Amounts received under section 72 generally are includable in gross income. Sec. 72(a). Although section 72 provides exceptions to this rule, nothing in the record indicates that petitioner satisfies any such exception. Accordingly, we conclude that the $12,000 is includable in his gross income.

2. Whether Petitioners Are Entitled to an Alimony Deduction

The Federal tax consequences of a payment made incident to divorce depend upon the characterization of such payment. Property settlements, or equitable divisions of marital property, generally are neither deductible from the income of the paying spouse nor includable in the income of the receiving spouse. Sec. 1041; Estate of Goldman v. Commissioner , 112 T.C. 317, 322 (1999), affd. without published opinion sub nom. Schutter v. Commissioner , 242 F.3d 390 (10th Cir. 2000). On the other hand, payments made or received as alimony generally are deductible by the paying spouse under section 215(a) and includable in gross income by the receiving spouse under sections 61(a)(8) and 71.

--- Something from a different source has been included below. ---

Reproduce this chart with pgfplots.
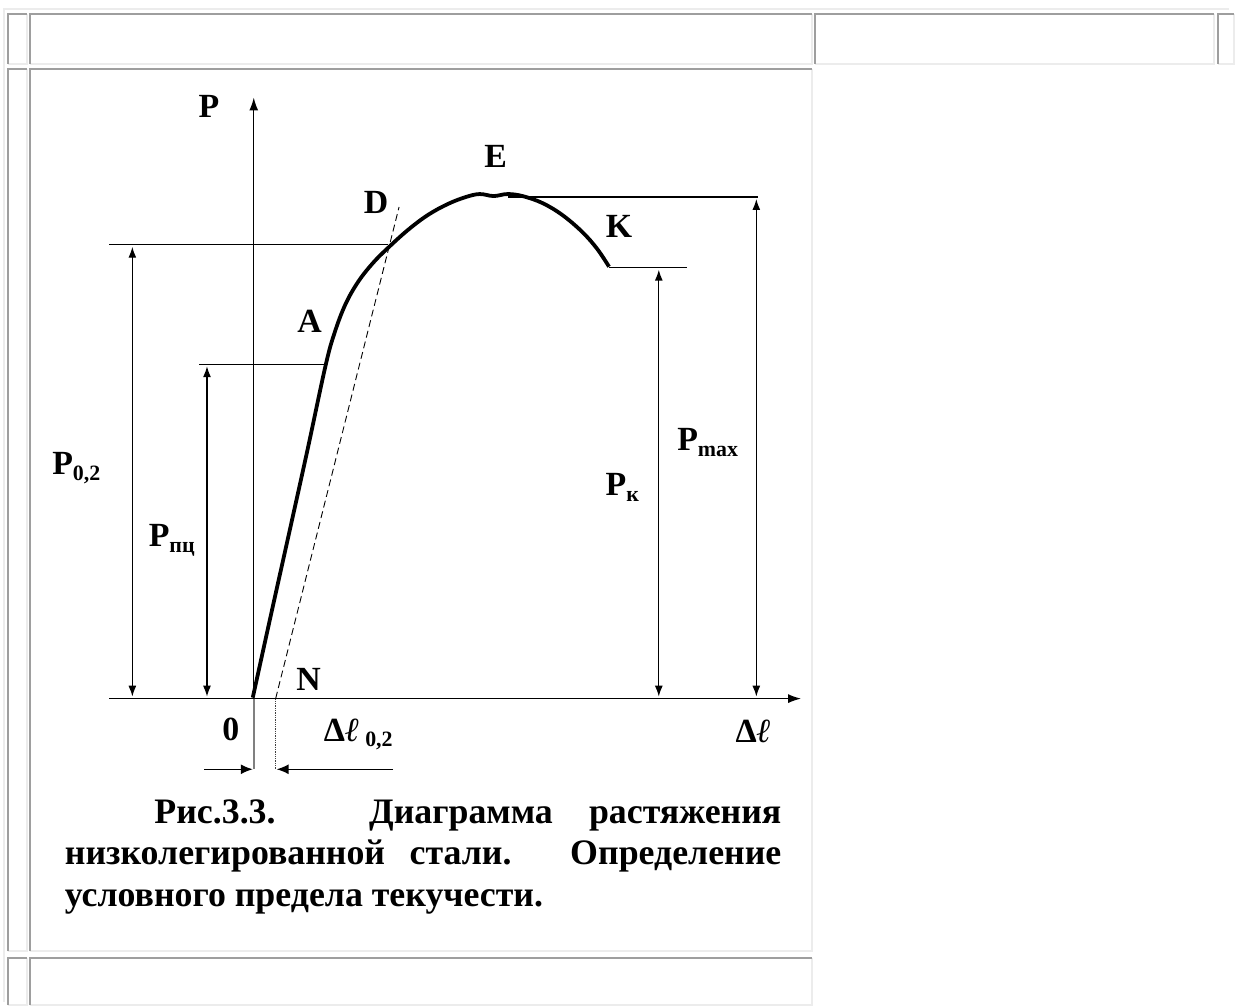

Section 215(b) provides that the paying spouse may deduct a payment as alimony if the payment is "includible in the gross income of the recipient under section 71." Section 71(b)(1) defines an alimony payment as any cash payment meeting each of the following four criteria:

(A) such payment is received by (or on behalf of) a spouse under a divorce or separation instrument,

(B) the divorce or separation instrument does not designate such payment as a payment which is not includible in gross income under this section and not allowable as a deduction under section 215,

(C) in the case of an individual legally separated from his spouse under a decree of divorce or of separate maintenance, the payee spouse and the payor spouse are not members of the same household at the time such payment is made, and

(D) there is no liability to make any such payment for any period after the death of the payee spouse and there is no liability to make any payment (in cash or property) as a substitute for such payments after the death of the payee spouse.

Respondent contends that petitioner fails to satisfy subparagraph (B) of section 71(b)(1) because the divorce decree designates the $1,000 monthly payments as not includable in Ms. Reichner's gross income and not allowable as a deduction under section 215. A divorce or separation instrument "contains a nonalimony designation if the substance of such a designation is reflected in the instrument." Estate of Goldman v. Commissioner , supra at 323. Generally, the divorce or separation agreement must provide a "clear, explicit and express direction" that the payments are not to be treated as alimony, but the designation need not mimic the statutory language of sections 71 and 215. Richardson v. Commissioner , 125 F.3d 551, 556 (7th Cir.1997), affg. T.C. Memo. 1995-554; Estate of Goldman v. Commissioner , supra at 323.

In this case, the divorce decree unambiguously designates the payments from petitioner's retirement benefits as nonalimony. It provides that the payments are to be made "as [a] property settlement" and that the "parties specifically agree to waive, renounce and relinquish * * * any and all rights or claims either may have to alimony from the other party". We conclude that the divorce decree clearly, explicitly, and expressly designates the payments from petitioner's retirement benefits as nonalimony payments. Accordingly, petitioners are not entitled to an alimony deduction. Respondent's determination is sustained.

Reviewed and adopted as the report of the Small Tax Case Division.

To reflect the foregoing,

Decision will be entered under Rule 155.